§ **Task**
Without the pictures, set down the records below word for word.

§ **Supplied entries**
------------------------------------------------

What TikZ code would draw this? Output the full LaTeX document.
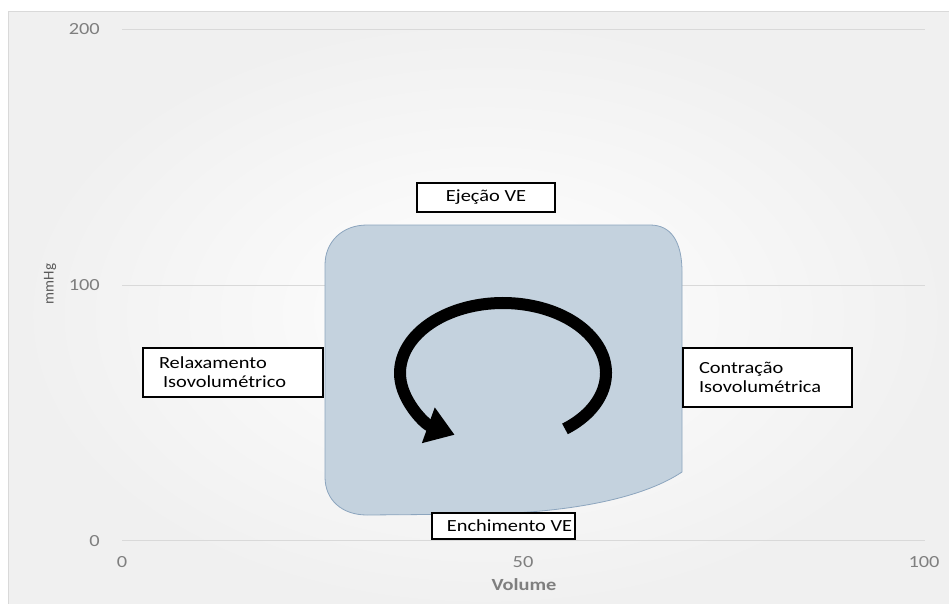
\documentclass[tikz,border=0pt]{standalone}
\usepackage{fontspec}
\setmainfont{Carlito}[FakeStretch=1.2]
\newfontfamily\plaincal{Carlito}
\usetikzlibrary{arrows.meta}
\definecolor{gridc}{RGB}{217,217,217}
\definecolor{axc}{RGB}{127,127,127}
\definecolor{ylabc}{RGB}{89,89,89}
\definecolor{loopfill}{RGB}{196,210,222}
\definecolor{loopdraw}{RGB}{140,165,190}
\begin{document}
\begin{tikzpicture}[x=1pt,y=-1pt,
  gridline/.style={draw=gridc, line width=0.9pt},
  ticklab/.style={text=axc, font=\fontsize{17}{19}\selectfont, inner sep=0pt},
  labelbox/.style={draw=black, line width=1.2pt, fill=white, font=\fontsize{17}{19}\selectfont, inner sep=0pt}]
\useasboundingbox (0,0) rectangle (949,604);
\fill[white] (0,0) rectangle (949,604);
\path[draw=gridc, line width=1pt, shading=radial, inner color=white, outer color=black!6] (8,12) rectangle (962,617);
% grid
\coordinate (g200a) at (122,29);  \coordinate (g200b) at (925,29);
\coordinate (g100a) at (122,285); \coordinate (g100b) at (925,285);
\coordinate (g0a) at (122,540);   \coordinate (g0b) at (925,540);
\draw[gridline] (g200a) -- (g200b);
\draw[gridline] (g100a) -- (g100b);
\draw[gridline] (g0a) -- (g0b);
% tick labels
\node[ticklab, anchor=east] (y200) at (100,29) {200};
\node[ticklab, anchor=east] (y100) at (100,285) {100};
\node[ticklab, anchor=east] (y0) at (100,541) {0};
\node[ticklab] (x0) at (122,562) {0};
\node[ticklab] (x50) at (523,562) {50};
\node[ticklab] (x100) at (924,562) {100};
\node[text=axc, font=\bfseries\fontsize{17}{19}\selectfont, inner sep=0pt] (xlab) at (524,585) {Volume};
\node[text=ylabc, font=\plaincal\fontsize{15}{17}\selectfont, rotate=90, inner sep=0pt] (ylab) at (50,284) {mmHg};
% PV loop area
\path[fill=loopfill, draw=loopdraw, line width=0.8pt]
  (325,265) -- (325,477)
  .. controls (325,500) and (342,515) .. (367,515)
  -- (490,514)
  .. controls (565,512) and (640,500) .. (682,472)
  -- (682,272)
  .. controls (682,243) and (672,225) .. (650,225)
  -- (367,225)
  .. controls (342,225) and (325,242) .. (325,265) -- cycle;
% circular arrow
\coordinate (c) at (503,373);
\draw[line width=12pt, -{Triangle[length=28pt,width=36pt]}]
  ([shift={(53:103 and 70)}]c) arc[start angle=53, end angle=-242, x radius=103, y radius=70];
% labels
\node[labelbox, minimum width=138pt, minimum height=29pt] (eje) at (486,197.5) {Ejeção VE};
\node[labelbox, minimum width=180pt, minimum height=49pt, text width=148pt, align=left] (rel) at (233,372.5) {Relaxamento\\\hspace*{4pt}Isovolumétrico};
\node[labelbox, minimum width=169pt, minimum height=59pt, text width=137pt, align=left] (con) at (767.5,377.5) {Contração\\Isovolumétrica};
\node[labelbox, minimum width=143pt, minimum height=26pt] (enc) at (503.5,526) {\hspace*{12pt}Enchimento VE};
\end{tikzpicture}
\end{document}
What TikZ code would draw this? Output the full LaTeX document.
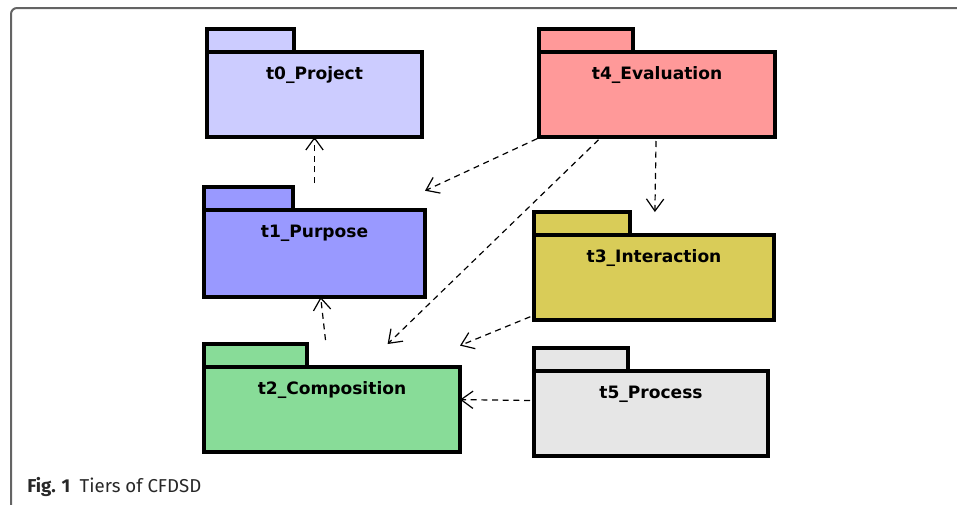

------------------------------------------------

§ **Reply to the task**
What TikZ code would draw this? Output the full LaTeX document.
\documentclass[tikz,border=0pt]{standalone}
\usepackage{fontspec}
\setmainfont{Carlito}[FakeStretch=1.2]
\newfontfamily\plaincal{Carlito}
\usetikzlibrary{arrows.meta}
\definecolor{gridc}{RGB}{217,217,217}
\definecolor{axc}{RGB}{127,127,127}
\definecolor{ylabc}{RGB}{89,89,89}
\definecolor{loopfill}{RGB}{196,210,222}
\definecolor{loopdraw}{RGB}{140,165,190}
\begin{document}
\begin{tikzpicture}[x=1pt,y=-1pt,
  gridline/.style={draw=gridc, line width=0.9pt},
  ticklab/.style={text=axc, font=\fontsize{17}{19}\selectfont, inner sep=0pt},
  labelbox/.style={draw=black, line width=1.2pt, fill=white, font=\fontsize{17}{19}\selectfont, inner sep=0pt}]
\useasboundingbox (0,0) rectangle (949,604);
\fill[white] (0,0) rectangle (949,604);
\path[draw=gridc, line width=1pt, shading=radial, inner color=white, outer color=black!6] (8,12) rectangle (962,617);
% grid
\coordinate (g200a) at (122,29);  \coordinate (g200b) at (925,29);
\coordinate (g100a) at (122,285); \coordinate (g100b) at (925,285);
\coordinate (g0a) at (122,540);   \coordinate (g0b) at (925,540);
\draw[gridline] (g200a) -- (g200b);
\draw[gridline] (g100a) -- (g100b);
\draw[gridline] (g0a) -- (g0b);
% tick labels
\node[ticklab, anchor=east] (y200) at (100,29) {200};
\node[ticklab, anchor=east] (y100) at (100,285) {100};
\node[ticklab, anchor=east] (y0) at (100,541) {0};
\node[ticklab] (x0) at (122,562) {0};
\node[ticklab] (x50) at (523,562) {50};
\node[ticklab] (x100) at (924,562) {100};
\node[text=axc, font=\bfseries\fontsize{17}{19}\selectfont, inner sep=0pt] (xlab) at (524,585) {Volume};
\node[text=ylabc, font=\plaincal\fontsize{15}{17}\selectfont, rotate=90, inner sep=0pt] (ylab) at (50,284) {mmHg};
% PV loop area
\path[fill=loopfill, draw=loopdraw, line width=0.8pt]
  (325,265) -- (325,477)
  .. controls (325,500) and (342,515) .. (367,515)
  -- (490,514)
  .. controls (565,512) and (640,500) .. (682,472)
  -- (682,272)
  .. controls (682,243) and (672,225) .. (650,225)
  -- (367,225)
  .. controls (342,225) and (325,242) .. (325,265) -- cycle;
% circular arrow
\coordinate (c) at (503,373);
\draw[line width=12pt, -{Triangle[length=28pt,width=36pt]}]
  ([shift={(53:103 and 70)}]c) arc[start angle=53, end angle=-242, x radius=103, y radius=70];
% labels
\node[labelbox, minimum width=138pt, minimum height=29pt] (eje) at (486,197.5) {Ejeção VE};
\node[labelbox, minimum width=180pt, minimum height=49pt, text width=148pt, align=left] (rel) at (233,372.5) {Relaxamento\\\hspace*{4pt}Isovolumétrico};
\node[labelbox, minimum width=169pt, minimum height=59pt, text width=137pt, align=left] (con) at (767.5,377.5) {Contração\\Isovolumétrica};
\node[labelbox, minimum width=143pt, minimum height=26pt] (enc) at (503.5,526) {\hspace*{12pt}Enchimento VE};
\end{tikzpicture}
\end{document}
What TikZ code would draw this? Output the full LaTeX document.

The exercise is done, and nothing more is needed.